Dès l’entrée en vigueur de la réforme de la procédure de saisie-immobilière le 1er janvier 2007, l’article 51 du décret n° 2006-936 du 27 juillet 2006, devenu R.322-18 du code des procédures civiles d’exécution a suscité des interrogations tant de la part des avocats que des juges de l’exécution.

Pourtant, c’est l’un des articles les plus court de ce texte, puisqu’il dispose :

« Le jugement d'orientation mentionne le montant retenu pour la créance du poursuivant en principal, frais, intérêts et autres accessoires ».

Oui, mais, quel était sa portée et quel rôle devait jouer le juge de l’exécution en l’absence de contestation de la part du débiteur ?

Les praticiens étaient divisés, certains avançant avec prudence que la mention de la créance pourrait avoir autorité de chose jugée ; d’autres au contraire estimant que cette mention n’avait pas plus de valeur que la créance vérifiée en matière de surendettement.

Devant cette situation, les juges de l’exécution avaient des pratiques différentes, certains ne mentionnaient la créance retenue que dans la motivation du jugement d’orientation, se refusant à en faire état dans le dispositif, d’autres, plus respectueux du textes, mentionnaient bien la créance mais, en l’absence de contestation du débiteur, se refusaient à un examen détaillé.

Il a fallu attendre près de dix ans pour avoir une première analyse de la cour de cassation (Civ.2, 24 septembre 2015, n° 14-20.009) qui a précisé que le juge de l’exécution, tenu, par application de l’article R. 322-18 du code des procédures civiles d’exécution, de mentionner dans le jugement d’orientation le montant de la créance du poursuivant retenue, n’était pas tenu par le montant de la créance tel que mentionné dans le commandement valant saisie immobilière.
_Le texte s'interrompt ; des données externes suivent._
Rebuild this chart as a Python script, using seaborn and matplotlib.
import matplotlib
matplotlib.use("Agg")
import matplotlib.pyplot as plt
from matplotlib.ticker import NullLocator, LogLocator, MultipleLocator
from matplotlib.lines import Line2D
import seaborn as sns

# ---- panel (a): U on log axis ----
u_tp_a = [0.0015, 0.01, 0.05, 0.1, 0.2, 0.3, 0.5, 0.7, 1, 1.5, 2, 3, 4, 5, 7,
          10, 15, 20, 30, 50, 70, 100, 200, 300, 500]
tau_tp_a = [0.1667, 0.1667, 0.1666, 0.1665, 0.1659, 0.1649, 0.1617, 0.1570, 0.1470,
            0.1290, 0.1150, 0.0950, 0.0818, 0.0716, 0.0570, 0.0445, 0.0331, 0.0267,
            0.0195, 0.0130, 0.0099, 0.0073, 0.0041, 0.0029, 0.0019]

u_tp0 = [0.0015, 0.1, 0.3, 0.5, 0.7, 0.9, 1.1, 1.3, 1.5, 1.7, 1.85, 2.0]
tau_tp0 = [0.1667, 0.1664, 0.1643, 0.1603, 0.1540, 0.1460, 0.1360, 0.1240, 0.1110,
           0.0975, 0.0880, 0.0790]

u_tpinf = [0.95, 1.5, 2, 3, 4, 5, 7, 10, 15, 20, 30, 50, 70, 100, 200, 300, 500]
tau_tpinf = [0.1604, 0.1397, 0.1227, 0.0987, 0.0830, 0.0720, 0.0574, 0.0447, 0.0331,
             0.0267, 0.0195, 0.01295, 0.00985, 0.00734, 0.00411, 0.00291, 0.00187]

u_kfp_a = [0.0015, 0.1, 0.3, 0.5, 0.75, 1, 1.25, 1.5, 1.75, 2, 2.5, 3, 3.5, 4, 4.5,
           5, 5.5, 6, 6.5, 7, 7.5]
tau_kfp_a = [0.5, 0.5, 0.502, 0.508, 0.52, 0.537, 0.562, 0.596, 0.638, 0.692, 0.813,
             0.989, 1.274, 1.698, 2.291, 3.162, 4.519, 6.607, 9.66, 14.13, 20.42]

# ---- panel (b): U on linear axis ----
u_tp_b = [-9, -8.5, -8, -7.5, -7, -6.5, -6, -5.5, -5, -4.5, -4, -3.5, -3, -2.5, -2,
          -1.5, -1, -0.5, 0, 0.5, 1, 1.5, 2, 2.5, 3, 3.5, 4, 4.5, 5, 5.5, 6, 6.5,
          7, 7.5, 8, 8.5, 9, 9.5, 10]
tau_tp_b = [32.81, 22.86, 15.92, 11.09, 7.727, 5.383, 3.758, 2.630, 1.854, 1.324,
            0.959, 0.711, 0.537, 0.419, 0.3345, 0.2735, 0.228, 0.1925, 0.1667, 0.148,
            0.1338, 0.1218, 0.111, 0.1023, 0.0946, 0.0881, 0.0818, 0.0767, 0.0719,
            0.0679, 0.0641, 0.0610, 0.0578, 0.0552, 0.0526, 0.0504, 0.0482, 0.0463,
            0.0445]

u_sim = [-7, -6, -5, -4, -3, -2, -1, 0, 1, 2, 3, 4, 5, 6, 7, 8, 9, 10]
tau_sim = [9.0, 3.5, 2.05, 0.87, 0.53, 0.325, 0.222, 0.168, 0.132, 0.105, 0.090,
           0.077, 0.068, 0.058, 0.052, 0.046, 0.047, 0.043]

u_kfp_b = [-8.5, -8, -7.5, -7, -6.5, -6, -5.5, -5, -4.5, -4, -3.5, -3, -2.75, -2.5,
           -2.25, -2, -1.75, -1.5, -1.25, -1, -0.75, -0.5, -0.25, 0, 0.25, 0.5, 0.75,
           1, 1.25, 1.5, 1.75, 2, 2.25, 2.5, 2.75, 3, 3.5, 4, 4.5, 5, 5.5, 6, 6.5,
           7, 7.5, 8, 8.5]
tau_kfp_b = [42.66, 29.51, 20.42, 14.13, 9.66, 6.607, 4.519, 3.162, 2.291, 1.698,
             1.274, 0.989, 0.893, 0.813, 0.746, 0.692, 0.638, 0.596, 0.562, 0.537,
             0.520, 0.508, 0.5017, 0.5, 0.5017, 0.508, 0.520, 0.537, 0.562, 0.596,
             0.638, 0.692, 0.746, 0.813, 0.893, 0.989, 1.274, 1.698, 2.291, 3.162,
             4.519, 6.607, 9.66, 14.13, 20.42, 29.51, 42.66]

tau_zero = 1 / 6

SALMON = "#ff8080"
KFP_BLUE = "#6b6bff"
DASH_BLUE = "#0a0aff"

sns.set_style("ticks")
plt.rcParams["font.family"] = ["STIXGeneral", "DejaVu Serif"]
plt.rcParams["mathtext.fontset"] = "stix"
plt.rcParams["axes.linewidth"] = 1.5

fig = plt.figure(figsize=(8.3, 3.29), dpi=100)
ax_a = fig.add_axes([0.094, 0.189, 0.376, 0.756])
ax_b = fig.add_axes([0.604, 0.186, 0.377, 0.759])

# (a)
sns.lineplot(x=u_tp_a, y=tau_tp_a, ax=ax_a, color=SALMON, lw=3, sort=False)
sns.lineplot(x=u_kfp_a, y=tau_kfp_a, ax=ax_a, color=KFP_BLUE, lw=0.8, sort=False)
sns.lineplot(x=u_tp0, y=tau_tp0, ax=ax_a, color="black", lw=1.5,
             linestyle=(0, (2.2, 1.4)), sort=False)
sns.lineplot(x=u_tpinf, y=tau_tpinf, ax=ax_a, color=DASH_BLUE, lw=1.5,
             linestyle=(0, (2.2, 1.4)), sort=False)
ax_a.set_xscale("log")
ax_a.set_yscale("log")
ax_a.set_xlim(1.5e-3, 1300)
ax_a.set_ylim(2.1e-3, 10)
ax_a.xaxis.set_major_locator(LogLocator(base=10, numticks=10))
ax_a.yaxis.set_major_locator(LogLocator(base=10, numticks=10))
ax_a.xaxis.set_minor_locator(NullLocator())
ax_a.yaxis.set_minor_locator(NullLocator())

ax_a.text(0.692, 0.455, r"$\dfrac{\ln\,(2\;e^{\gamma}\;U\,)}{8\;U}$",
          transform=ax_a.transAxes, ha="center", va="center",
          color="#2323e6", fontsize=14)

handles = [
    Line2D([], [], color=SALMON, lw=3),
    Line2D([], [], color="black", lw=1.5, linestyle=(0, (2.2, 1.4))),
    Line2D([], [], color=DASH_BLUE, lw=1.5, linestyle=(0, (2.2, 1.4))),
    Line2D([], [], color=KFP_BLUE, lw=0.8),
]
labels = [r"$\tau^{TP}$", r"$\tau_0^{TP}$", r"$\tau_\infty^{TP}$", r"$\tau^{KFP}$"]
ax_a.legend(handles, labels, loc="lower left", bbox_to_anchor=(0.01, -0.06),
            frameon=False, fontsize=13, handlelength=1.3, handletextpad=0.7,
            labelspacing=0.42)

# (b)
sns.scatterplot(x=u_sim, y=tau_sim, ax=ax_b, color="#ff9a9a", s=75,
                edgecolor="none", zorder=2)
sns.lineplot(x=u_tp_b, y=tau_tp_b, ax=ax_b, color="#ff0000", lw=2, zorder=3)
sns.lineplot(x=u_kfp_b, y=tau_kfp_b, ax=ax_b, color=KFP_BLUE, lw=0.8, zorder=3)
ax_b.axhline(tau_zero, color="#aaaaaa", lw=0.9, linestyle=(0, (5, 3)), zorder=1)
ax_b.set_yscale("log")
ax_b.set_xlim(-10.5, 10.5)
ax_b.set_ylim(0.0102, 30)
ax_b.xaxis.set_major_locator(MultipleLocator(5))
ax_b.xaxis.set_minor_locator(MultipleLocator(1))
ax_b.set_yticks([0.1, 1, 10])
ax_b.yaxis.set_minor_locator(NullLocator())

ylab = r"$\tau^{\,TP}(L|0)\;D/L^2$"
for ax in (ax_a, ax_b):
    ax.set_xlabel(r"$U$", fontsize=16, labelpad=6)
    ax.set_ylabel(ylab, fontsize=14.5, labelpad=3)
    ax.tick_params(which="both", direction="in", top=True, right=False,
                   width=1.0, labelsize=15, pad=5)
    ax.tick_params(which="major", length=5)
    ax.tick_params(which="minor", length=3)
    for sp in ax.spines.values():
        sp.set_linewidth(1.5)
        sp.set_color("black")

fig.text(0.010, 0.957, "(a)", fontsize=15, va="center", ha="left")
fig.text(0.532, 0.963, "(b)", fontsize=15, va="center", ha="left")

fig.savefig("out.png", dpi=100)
Pour autant, la pratique restait dubitative sur la portée de cet arrêt et les partisans des deux versions demeuraient divisés.

En 2017, un nouvel arrêt a affiné la position de la cour de cassation en précisant que le jugement d’orientation, en ce qu’il fixe notamment la créance du poursuivant, avait autorité de la chose jugée au principal, qu’une contestation ait été élevée ou non sur ce montant (Com., 13 septembre 2017, pourvoi n° 15-28.833).
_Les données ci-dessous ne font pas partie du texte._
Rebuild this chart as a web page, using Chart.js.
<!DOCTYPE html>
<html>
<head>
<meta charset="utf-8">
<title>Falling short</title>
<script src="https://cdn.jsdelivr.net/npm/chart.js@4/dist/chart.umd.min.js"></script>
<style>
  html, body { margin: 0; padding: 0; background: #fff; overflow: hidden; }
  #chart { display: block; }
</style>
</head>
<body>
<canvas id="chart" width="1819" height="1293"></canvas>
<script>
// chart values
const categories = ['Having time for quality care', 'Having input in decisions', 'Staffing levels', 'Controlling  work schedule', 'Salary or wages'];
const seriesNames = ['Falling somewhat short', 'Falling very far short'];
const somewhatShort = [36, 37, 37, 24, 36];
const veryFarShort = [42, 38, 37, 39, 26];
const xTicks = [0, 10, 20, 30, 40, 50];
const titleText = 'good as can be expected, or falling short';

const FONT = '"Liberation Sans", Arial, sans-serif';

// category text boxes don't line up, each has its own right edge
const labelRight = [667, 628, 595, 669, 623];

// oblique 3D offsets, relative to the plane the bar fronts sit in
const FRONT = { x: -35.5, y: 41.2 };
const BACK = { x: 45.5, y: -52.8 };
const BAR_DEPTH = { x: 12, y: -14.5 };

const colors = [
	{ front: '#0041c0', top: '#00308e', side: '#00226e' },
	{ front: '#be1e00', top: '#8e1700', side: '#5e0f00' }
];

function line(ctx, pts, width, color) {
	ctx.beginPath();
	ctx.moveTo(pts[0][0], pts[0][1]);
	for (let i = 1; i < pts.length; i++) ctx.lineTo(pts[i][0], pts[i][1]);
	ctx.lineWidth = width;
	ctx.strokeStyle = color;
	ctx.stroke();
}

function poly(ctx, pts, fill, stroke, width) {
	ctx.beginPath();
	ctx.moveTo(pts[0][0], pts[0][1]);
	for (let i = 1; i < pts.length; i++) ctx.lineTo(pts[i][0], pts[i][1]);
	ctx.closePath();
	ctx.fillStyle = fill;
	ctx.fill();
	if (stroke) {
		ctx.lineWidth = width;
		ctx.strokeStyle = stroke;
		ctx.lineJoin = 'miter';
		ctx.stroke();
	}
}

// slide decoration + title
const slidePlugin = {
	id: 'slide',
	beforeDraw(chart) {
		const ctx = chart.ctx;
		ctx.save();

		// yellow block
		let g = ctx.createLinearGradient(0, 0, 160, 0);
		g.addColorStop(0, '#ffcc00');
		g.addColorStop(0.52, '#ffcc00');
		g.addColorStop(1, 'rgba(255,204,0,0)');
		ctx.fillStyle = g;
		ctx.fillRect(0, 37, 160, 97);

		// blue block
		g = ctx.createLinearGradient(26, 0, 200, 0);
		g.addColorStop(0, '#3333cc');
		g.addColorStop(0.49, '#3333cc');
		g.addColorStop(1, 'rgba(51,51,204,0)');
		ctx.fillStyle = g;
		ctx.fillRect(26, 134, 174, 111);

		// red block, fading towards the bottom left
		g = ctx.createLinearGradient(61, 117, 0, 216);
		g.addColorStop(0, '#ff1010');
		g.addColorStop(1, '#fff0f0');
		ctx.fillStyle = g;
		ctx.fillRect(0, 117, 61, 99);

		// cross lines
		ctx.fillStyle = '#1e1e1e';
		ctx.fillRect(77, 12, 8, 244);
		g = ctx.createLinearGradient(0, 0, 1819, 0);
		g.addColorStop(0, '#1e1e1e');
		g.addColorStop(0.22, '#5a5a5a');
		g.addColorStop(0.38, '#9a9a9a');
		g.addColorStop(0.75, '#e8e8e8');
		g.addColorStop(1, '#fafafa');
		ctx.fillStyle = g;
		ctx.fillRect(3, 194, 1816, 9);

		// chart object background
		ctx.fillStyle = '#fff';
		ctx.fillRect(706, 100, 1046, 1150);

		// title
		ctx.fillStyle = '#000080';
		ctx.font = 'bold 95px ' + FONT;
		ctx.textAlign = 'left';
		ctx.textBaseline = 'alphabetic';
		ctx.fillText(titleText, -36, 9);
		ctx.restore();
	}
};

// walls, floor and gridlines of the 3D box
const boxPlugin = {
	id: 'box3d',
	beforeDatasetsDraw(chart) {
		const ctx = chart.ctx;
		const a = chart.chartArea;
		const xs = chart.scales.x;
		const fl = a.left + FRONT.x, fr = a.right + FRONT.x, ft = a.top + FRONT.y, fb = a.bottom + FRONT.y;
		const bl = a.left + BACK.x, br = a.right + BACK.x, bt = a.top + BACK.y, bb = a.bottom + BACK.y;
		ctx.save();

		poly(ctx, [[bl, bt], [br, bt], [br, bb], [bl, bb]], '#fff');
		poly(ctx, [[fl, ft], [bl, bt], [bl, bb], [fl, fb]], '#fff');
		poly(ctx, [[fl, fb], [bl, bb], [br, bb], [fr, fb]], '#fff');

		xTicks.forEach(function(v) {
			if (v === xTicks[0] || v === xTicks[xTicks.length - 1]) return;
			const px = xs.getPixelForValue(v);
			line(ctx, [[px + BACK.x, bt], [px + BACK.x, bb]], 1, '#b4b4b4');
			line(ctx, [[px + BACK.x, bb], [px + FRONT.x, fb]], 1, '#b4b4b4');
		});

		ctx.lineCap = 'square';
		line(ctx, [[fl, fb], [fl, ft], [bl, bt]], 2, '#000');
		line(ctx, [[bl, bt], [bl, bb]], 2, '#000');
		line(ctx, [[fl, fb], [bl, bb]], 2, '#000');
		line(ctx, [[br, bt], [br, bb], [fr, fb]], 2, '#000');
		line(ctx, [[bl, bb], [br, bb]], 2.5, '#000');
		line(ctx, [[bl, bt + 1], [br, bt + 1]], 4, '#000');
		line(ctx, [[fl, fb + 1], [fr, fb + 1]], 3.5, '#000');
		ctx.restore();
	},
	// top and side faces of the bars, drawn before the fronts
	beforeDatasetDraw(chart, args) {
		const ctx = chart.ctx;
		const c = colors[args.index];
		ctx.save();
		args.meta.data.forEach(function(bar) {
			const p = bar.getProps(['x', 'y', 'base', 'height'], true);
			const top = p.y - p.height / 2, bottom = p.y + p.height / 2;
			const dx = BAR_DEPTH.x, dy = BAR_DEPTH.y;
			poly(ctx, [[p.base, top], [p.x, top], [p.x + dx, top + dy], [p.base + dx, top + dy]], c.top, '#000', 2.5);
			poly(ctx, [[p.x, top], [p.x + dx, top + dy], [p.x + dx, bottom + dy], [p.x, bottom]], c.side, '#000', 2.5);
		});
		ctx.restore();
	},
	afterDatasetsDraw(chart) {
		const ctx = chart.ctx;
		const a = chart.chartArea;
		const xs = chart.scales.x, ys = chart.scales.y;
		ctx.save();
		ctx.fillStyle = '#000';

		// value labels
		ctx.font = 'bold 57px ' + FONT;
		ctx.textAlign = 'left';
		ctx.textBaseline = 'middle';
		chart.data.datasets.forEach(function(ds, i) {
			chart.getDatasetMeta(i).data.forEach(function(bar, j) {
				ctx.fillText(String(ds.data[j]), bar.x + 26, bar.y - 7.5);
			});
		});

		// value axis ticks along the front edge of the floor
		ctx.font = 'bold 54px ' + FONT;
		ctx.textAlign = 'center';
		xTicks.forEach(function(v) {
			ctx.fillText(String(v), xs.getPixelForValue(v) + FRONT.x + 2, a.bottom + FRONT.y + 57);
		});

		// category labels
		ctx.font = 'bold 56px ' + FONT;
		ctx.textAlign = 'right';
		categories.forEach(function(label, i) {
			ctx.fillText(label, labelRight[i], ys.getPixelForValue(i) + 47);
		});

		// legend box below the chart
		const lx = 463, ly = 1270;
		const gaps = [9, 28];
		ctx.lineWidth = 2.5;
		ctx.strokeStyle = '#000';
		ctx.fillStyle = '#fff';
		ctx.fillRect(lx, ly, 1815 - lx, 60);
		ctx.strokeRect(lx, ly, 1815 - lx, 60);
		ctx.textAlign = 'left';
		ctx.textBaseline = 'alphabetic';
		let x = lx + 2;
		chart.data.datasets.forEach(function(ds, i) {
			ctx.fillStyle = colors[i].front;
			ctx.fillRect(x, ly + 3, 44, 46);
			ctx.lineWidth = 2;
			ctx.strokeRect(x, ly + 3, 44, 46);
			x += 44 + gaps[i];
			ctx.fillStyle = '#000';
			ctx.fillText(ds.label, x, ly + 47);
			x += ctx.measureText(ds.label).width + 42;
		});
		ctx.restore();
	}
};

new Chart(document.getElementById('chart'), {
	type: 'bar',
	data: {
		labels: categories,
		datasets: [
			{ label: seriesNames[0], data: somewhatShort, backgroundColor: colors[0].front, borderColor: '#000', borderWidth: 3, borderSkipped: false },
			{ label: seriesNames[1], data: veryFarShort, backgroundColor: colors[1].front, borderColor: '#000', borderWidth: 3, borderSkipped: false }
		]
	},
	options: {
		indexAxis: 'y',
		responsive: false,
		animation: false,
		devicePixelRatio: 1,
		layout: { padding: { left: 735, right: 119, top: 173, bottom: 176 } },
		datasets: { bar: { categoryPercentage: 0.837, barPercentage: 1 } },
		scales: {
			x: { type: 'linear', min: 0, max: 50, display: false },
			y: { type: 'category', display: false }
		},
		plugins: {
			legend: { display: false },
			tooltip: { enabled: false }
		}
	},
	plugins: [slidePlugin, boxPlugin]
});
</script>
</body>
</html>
Cependant, c’est finalement une demande d’avis formulée le 15 janvier 2018 par le juge de l’exécution du tribunal de grande instance de Poitiers, qui allait offrir à la cour de cassation la possibilité de déterminer l’étendue de l’office du juge de l’exécution.

En effet, dans un avis du 12 avril 2018 (Avis n° 15008 du 12 avril 2018), la deuxième chambre civile (Demande d’avis n° P 18-70.004) a précisé :

« En matière de saisie immobilière, pour fixer le montant de la créance du poursuivant en application de l’article R. 322-18 du code des procédures civiles d’exécution, le juge de l’exécution est tenu de vérifier que celui-ci est conforme aux énonciations du titre exécutoire fondant les poursuites, en application des dispositions de l’article R. 322-15 du même code, que le débiteur conteste ou non ce montant ».
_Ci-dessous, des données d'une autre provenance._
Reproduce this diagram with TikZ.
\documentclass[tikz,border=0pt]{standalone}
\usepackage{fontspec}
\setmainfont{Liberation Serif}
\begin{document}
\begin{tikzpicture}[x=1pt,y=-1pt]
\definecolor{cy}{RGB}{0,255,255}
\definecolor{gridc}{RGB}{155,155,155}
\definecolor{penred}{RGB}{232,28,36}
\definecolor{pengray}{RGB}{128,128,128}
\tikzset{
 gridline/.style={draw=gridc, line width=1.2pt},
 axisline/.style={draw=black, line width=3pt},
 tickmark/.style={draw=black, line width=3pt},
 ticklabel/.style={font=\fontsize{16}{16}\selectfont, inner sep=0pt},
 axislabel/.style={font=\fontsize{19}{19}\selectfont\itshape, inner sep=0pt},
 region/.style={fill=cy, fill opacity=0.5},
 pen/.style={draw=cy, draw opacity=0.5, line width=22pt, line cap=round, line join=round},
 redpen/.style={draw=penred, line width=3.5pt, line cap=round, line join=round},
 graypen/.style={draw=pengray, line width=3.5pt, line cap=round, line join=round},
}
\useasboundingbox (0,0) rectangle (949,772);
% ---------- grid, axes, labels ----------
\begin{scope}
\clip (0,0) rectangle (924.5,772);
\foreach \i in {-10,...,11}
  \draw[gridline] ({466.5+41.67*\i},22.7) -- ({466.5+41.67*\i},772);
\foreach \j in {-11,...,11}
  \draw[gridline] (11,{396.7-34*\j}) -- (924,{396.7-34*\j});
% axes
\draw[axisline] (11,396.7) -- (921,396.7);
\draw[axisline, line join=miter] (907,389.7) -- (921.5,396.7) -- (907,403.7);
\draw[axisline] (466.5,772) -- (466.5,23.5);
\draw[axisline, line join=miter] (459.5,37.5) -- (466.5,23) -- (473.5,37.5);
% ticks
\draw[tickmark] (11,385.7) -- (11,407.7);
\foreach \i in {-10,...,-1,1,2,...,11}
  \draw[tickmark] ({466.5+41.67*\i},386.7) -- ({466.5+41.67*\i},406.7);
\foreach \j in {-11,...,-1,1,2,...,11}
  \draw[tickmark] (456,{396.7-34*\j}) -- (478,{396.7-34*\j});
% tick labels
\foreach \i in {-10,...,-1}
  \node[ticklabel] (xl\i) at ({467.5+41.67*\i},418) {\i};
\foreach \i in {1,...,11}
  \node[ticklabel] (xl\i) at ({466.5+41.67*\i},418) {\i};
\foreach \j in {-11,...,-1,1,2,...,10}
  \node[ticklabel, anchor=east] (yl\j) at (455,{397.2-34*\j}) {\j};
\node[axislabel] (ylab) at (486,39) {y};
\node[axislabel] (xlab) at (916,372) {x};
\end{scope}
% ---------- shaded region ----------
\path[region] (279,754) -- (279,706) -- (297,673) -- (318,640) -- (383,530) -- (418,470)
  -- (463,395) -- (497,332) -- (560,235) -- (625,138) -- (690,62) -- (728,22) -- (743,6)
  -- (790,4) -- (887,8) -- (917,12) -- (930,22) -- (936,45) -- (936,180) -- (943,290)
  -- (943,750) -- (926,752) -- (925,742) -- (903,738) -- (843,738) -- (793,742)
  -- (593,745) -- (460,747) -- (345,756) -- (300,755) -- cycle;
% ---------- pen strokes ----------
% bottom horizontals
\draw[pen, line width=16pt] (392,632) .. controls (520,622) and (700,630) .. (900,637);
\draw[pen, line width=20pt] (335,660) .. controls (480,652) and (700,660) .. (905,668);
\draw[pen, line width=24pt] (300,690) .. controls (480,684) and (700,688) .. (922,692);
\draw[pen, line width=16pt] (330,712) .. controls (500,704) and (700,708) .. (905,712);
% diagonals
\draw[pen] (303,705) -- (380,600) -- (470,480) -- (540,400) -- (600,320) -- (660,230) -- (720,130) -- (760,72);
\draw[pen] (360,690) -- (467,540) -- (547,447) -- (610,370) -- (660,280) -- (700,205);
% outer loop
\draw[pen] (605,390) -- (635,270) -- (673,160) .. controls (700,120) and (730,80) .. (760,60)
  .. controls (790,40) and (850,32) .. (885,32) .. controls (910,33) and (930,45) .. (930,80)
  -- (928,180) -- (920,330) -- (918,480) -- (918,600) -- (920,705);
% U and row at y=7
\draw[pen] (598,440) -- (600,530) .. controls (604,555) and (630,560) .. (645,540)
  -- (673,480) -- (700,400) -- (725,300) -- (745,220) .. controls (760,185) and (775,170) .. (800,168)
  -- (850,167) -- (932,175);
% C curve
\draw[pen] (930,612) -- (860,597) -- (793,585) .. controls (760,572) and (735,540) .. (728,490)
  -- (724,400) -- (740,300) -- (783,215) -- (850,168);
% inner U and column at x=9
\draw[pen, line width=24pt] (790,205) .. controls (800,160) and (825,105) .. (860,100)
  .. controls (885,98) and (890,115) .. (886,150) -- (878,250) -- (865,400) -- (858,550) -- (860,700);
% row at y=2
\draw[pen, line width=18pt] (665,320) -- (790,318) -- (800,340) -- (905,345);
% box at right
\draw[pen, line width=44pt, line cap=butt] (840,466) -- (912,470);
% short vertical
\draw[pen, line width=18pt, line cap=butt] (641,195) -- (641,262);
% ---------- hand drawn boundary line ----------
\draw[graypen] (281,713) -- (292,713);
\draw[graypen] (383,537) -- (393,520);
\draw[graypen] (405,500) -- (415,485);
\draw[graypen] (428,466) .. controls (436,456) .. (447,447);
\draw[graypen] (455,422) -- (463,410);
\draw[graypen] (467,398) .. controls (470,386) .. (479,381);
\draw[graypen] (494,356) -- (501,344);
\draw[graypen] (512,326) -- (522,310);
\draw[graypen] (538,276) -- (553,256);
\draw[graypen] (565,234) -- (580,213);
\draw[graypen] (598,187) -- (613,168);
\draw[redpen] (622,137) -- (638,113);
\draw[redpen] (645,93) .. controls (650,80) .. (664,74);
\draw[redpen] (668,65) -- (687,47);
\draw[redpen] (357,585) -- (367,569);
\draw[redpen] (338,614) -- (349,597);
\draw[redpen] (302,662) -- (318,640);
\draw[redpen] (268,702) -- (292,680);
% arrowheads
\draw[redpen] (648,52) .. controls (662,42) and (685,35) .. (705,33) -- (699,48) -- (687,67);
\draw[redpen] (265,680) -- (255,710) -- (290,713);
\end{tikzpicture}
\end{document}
« S’il doit procéder d’office à cette vérification, il exerce, en outre, en tant que juge du principal, l’office qui lui est imparti par le code de procédure civile ou par des dispositions particulières ».

Dans les motifs de cet avis, la cour de cassation ne manque pas de rappeler que :

«Le juge de l’exécution statue comme juge du principal (article R. 121-14 du code des procédures civiles d’exécution), et se prononce y compris sur des questions relevant du fond du droit (article L. 213-6 du code de l’organisation judiciaire) de sorte que ses décisions ont, sauf disposition contraire, autorité de la chose jugée au principal ».

Ainsi, il ne fait plus de doute que la créance retenue doit être mentionnée dans le dispositif du jugement d’orientation et que cette mention est assortie de l’autorité de chose jugée, ce qui se répercutera sur la procédure de distribution.